OBJECTIVE. Give only the number of lines that hold the word "this".

INFORMATION GIVEN.

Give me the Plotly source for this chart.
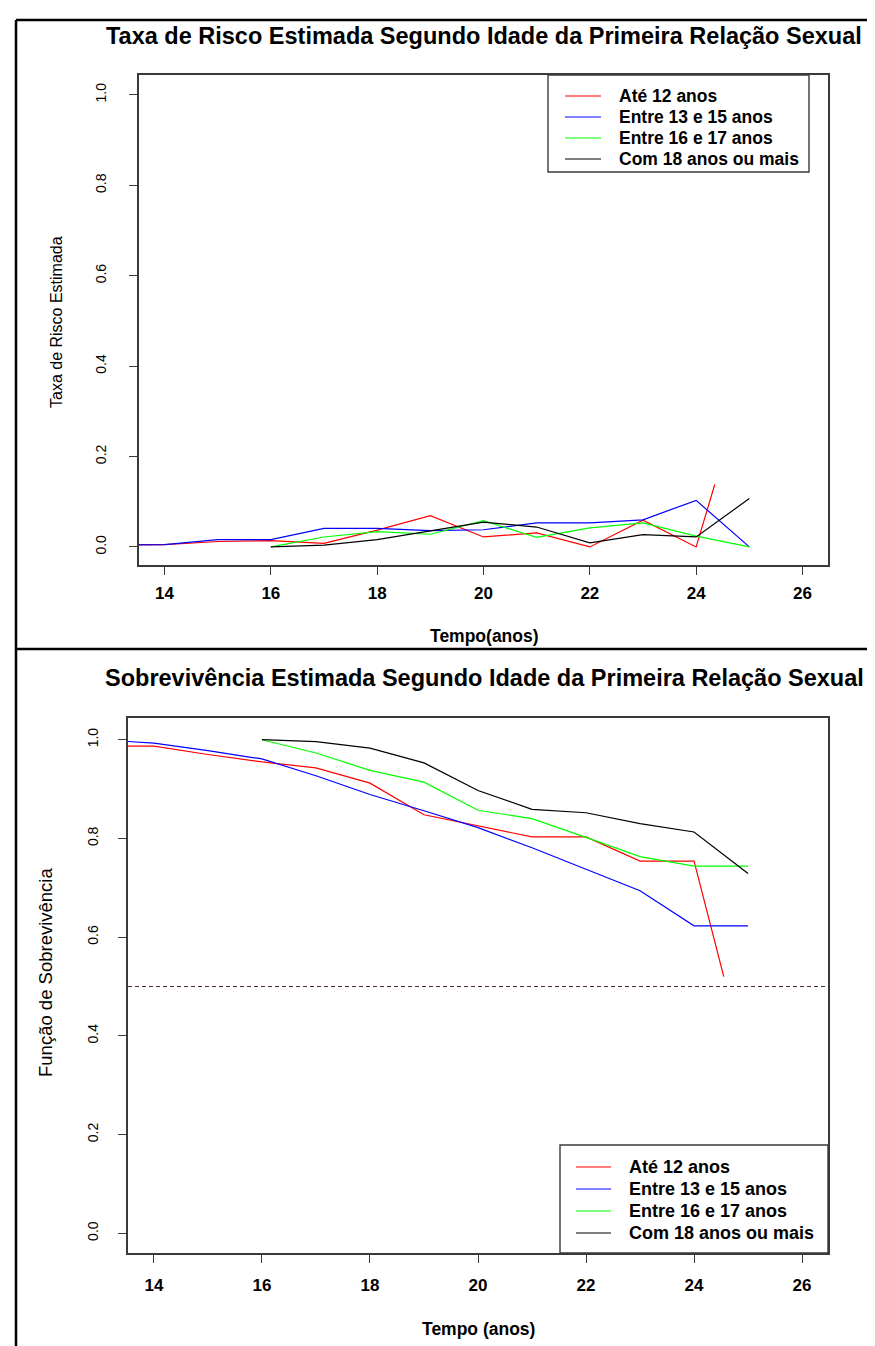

...

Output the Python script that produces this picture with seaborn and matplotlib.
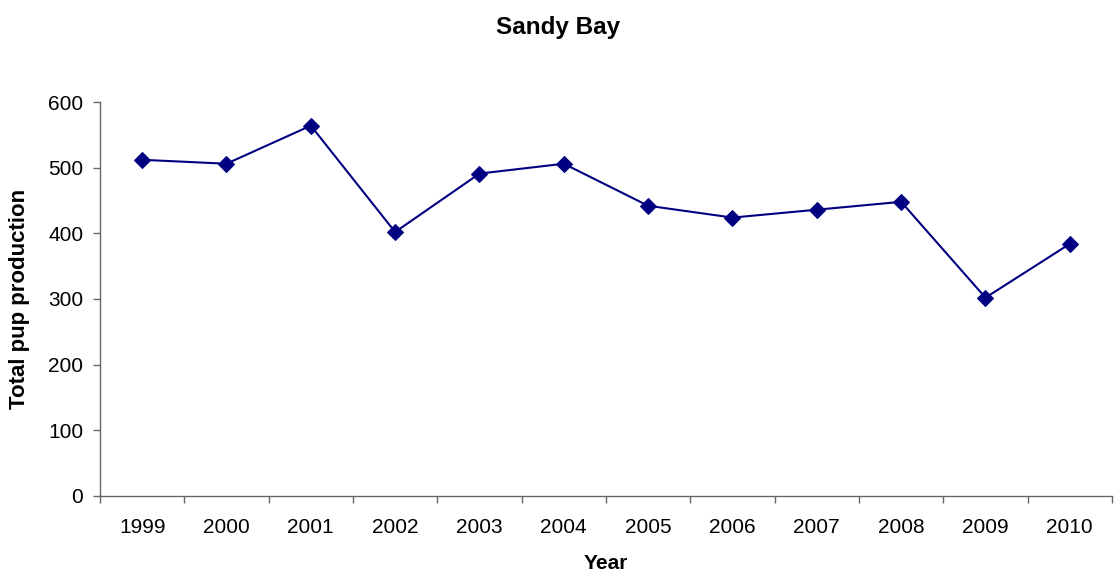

...

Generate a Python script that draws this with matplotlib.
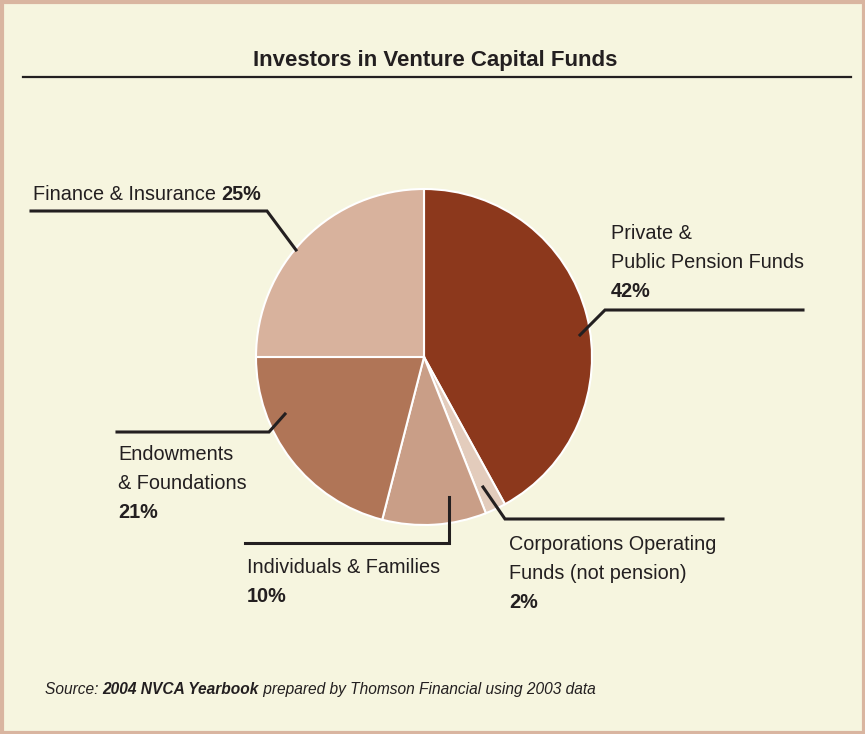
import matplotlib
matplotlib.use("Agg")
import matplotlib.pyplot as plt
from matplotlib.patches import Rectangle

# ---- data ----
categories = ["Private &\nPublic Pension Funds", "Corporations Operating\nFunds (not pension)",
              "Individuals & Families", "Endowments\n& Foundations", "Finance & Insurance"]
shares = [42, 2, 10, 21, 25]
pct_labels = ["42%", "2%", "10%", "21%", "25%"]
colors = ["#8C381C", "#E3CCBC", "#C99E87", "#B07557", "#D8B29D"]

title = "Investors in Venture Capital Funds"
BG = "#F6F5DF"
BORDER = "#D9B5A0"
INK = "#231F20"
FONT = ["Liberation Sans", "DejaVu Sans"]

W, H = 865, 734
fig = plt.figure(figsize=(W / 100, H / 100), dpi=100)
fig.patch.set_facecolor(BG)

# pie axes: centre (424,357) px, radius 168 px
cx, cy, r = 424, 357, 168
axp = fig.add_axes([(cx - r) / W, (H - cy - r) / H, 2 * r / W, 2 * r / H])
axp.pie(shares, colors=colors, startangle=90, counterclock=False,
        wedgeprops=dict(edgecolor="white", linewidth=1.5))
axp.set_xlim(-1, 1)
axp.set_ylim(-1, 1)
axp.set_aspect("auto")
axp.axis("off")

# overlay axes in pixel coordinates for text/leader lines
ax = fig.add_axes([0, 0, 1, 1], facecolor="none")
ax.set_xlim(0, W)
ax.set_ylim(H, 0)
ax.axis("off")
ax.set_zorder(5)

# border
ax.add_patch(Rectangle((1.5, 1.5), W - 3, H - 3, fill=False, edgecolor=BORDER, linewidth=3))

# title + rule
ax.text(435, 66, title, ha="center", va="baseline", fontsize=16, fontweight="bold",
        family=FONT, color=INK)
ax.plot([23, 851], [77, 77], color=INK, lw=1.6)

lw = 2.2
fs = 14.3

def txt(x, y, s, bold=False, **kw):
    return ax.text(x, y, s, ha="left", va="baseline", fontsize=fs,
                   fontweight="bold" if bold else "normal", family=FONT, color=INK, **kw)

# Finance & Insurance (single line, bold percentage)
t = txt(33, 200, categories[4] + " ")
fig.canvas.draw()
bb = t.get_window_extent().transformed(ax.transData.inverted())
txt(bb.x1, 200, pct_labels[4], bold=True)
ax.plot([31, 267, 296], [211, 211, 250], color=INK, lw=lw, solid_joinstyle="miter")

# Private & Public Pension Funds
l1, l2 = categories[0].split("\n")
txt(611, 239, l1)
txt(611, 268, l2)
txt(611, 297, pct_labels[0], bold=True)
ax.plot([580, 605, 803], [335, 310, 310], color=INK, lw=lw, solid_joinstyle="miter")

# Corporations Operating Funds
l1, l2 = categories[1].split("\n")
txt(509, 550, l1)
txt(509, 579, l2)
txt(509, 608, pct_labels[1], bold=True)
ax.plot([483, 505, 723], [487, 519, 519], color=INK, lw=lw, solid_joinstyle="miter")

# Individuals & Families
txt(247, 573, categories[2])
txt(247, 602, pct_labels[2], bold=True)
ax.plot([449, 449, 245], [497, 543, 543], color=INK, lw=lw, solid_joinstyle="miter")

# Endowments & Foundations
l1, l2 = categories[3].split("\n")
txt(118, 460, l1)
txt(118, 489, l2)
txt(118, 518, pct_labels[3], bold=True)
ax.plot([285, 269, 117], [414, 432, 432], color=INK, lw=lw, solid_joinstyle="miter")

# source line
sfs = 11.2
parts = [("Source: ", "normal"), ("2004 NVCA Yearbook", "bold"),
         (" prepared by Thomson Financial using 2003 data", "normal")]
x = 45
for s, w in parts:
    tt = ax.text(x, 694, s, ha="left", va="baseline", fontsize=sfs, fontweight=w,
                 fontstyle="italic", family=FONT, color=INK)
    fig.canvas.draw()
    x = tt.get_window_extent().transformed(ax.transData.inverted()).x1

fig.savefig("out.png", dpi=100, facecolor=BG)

THE RESPONSE. 3